Dr. Matthew Mulcahy of Loyola University Maryland points out in Hubs of Empire: The Southeastern Lowcountry and British Caribbean (Johns Hopkins University Press, 2014) that the colonial Lower South has generally been seen as “too distinct” to fit into the mainstream American historical narrative. He argues that “there are good reasons… for thinking about the Lowcountry and the islands as part of a broader region, the Greater Caribbean.” He presents a Golden Circle narrative which challenges the New England-centric (and anti-Southern) perspective of American history:
[T]his book makes an argument for considering the British plantation colonies in the Caribbean – particularly the major islands of Barbados, Jamaica, Antigua, St. Christopher, Nevis, and Montserrat – and the Carolina and Georgia Lowcountry – a coastal zone stretching from the Cape Fear River to the Altamaha River in Georgia and inland roughly fifty miles – as a distinct region, the British Greater Caribbean. These colonies do not loom large in the historical imaginations of many Americans. The phrase “colonial America” is more likely to call forth images of Boston, Salem, or Williamsburg in the minds of most Americans rather than the sugar plantations in Antigua or the governor’s mansion in Spanish Town, Jamaica. One reason is that the island colonies did not join their mainland counterparts in the revolution against British rule in 1776. As a result, they are often ignored or marginalized in textbooks and courses dealing with the colonies that eventually formed the United States. Similarly, the Carolina-Georgia Lowcountry, with an economy focused on rice production and a majority population of enslaved Africans, has long been viewed as a place apart from the other mainland colonies. Its history and experiences often seemed too different, too distinct to fit into larger narratives concerning “the thirteen colonies” as anything other than exceptions.

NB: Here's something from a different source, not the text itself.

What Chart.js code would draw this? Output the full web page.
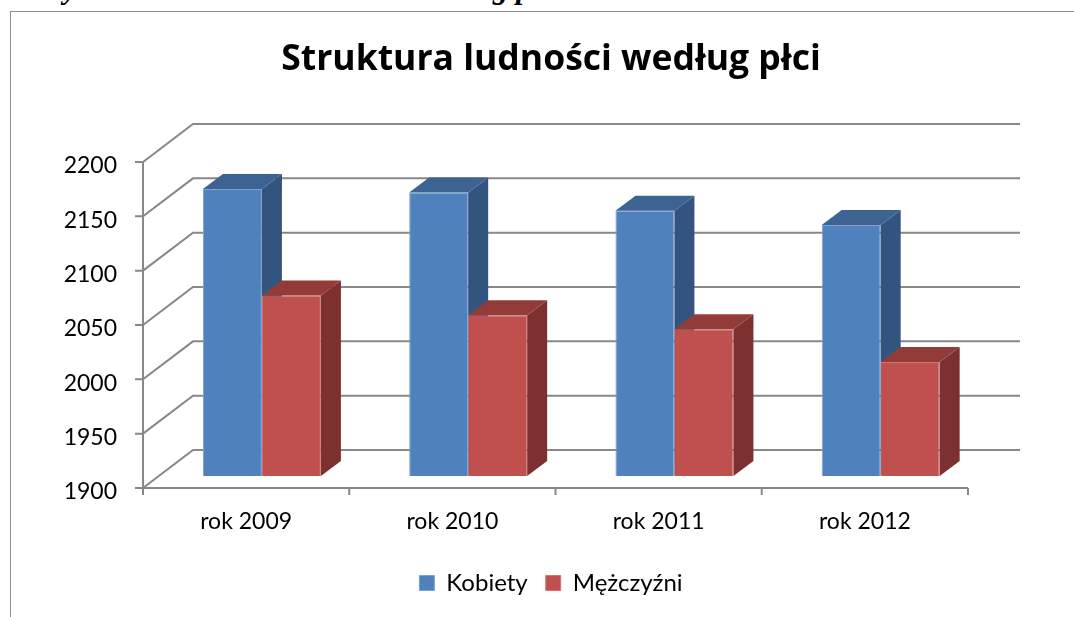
<!DOCTYPE html>
<html lang="pl">
<head>
<meta charset="utf-8">
<title>Struktura ludności według płci</title>
<script src="https://cdn.jsdelivr.net/npm/chart.js@4.4.1/dist/chart.umd.min.js"></script>
<style>
  html, body { margin: 0; padding: 0; background: #fff; overflow: hidden; }
  body { width: 1074px; height: 617px; position: relative; }
  #caption {
    position: absolute; left: 38px; top: -27px;
    font: italic bold 30.5px "Liberation Serif", serif; line-height: 30px;
    letter-spacing: 0.2px; white-space: nowrap; color: #000;
  }
  #box {
    position: absolute; left: 10px; top: 11px; width: 1100px; height: 620px;
    border-left: 1px solid #8c8c8c; border-top: 1px solid #8c8c8c;
  }
  #chart { position: absolute; left: 0; top: 0; }
</style>
</head>
<body>
<div id="caption">Wykres 1. Struktura ludności według płci</div>
<div id="box"><canvas id="chart" width="1080" height="606"></canvas></div>
<script>
const categories = ["rok 2009", "rok 2010", "rok 2011", "rok 2012"];
const kobiety = [2164, 2161, 2144, 2131];
const mezczyzni = [2066, 2048, 2035, 2005];
const yMin = 1900;
const yMax = 2200;
const yStep = 50;

// colours of the three visible faces of every column
const frontColors = ["#4F81BD", "#C0504D"];
const edgeColors = ["#7DA2D3", "#D27572"];
const topColors = ["#3D6392", "#933B39"];
const sideColors = ["#33547F", "#7C3130"];
const GRID = "#888888";

// 3d geometry (px): back wall offset, column shift into the floor, column depth
const WALL = { x: 50, y: -38 };
const SHIFT = { x: 15.8, y: -12 };
const DEPTH = { x: 20, y: -15 };

const threeD = {
    id: "threeD",
    beforeDatasetsDraw(chart) {
        const { ctx, chartArea: a, scales: { x, y } } = chart;
        ctx.save();
        ctx.strokeStyle = GRID;
        ctx.lineWidth = 2;
        ctx.lineJoin = "miter";

        // side wall diagonals + back wall grid lines, with the value ticks
        y.ticks.forEach(t => {
            const py = y.getPixelForValue(t.value);
            ctx.beginPath();
            ctx.moveTo(a.left - 8, py);
            ctx.lineTo(a.left, py);
            ctx.lineTo(a.left + WALL.x, py + WALL.y);
            ctx.lineTo(a.right + WALL.x + 2, py + WALL.y);
            ctx.stroke();
        });

        // front axes
        ctx.beginPath();
        ctx.moveTo(a.left, a.top);
        ctx.lineTo(a.left, a.bottom);
        ctx.lineTo(a.right, a.bottom);
        ctx.stroke();

        // category separators
        const n = x.ticks.length;
        for (let i = 0; i <= n; i++) {
            let px;
            if (i === 0) px = a.left;
            else if (i === n) px = a.right;
            else px = (x.getPixelForTick(i - 1) + x.getPixelForTick(i)) / 2;
            ctx.beginPath();
            ctx.moveTo(px, a.bottom);
            ctx.lineTo(px, a.bottom + 7);
            ctx.stroke();
        }
        ctx.restore();
    },
    beforeDatasetDraw() {
        // columns are drawn below, in series order, with their 3d faces
        return false;
    },
    afterDatasetsDraw(chart) {
        const ctx = chart.ctx;
        chart.data.datasets.forEach((ds, i) => {
            const meta = chart.getDatasetMeta(i);
            ctx.save();
            ctx.translate(SHIFT.x, SHIFT.y);
            meta.data.forEach(bar => {
                bar.draw(ctx);
                const { x, y, base, width } = bar.getProps(["x", "y", "base", "width"], true);
                const l = x - width / 2, r = x + width / 2;

                ctx.fillStyle = sideColors[i];
                ctx.beginPath();
                ctx.moveTo(r, y);
                ctx.lineTo(r + DEPTH.x, y + DEPTH.y);
                ctx.lineTo(r + DEPTH.x, base + DEPTH.y);
                ctx.lineTo(r, base);
                ctx.closePath();
                ctx.fill();

                ctx.fillStyle = topColors[i];
                ctx.beginPath();
                ctx.moveTo(l, y);
                ctx.lineTo(r, y);
                ctx.lineTo(r + DEPTH.x, y + DEPTH.y);
                ctx.lineTo(l + DEPTH.x, y + DEPTH.y);
                ctx.closePath();
                ctx.fill();
            });
            ctx.restore();
        });
    }
};

const barStyle = { borderWidth: 1, barPercentage: 1, categoryPercentage: 0.572, base: yMin, clip: false };

new Chart(document.getElementById("chart"), {
    type: "bar",
    data: {
        labels: categories,
        datasets: [
            Object.assign({ label: "Kobiety", data: kobiety,
                backgroundColor: frontColors[0], borderColor: edgeColors[0] }, barStyle),
            Object.assign({ label: "Mężczyźni", data: mezczyzni,
                backgroundColor: frontColors[1], borderColor: edgeColors[1] }, barStyle)
        ]
    },
    options: {
        responsive: false,
        animation: false,
        devicePixelRatio: 1,
        layout: { padding: { left: 0, right: 0, top: 0, bottom: 13 } },
        plugins: {
            title: {
                display: true,
                text: "Struktura ludności według płci",
                color: "#000",
                font: { family: "Open Sans", size: 35.5, weight: "bold" },
                padding: { top: 27, bottom: 80.4 }
            },
            legend: {
                position: "bottom",
                labels: {
                    color: "#000",
                    font: { family: "Lato", size: 24 },
                    boxWidth: 15,
                    boxHeight: 15,
                    padding: 18
                }
            },
            tooltip: { enabled: false }
        },
        scales: {
            x: {
                grid: { display: false, drawTicks: false },
                border: { display: false },
                ticks: { color: "#000", font: { family: "Lato", size: 23 }, padding: 20 },
                afterFit: s => { s.height = 65; }
            },
            y: {
                min: yMin,
                max: yMax,
                grid: { display: false, drawTicks: false },
                border: { display: false },
                ticks: {
                    stepSize: yStep, color: "#000", font: { family: "Lato", size: 23 }, padding: 26,
                    labelOffset: 4,
                    callback: v => String(v)
                },
                afterFit: s => { s.width = 132; }
            },
            r: {
                type: "linear",
                position: "right",
                grid: { display: false, drawTicks: false },
                border: { display: false },
                ticks: { display: false },
                afterFit: s => { s.width = 123; }
            }
        }
    },
    plugins: [threeD]
});
</script>
</body>
</html>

Dr. Mulcahy continues, pointing out that the old New England-centric narrative is no longer completely without competition:
U.S. historians increasingly have recognized that the boundaries of colonial British America extended beyond the North American mainland, and several have highlighted links between the islands and the Lowcountry in particular. Nevertheless, few scholars consider these colonies as forming a coherent region akin to the more familiar groupings of New England, the Chesapeake, or the Middle Colonies.
The author then goes on to explain how the British plantation complex developed in Barbados, was taken to Carolina and then spread throughout the South.
Mulcahy draws many of the same conclusions we have in numerous previous articles on Occidental Dissent and in my book Our Southern Nation: Its Origin and Future about the Golden Circle and the planation South:
- Restores an older perspective of American history which was largely erased from public mind after Lincoln’s conquest of Dixie.
- Underscores that there were more than 13 British American colonies.
- Places the South “at the center of analysis, rather than at the periphery.”
- “Helps render both the Lowcountry and the islands less anomalous within the larger context of colonial British America.”
- And “highlights the diverse influences that shaped the development of colonial British America, and in the longer term, the development of the United States.”
This then is essentially a Southern Nationalist text even if the author did not mean for it to be. It represents the power of our historical perspectives to re-enter the mainstreamin and challenge anti-Southern narratives and raise consciousness within our people.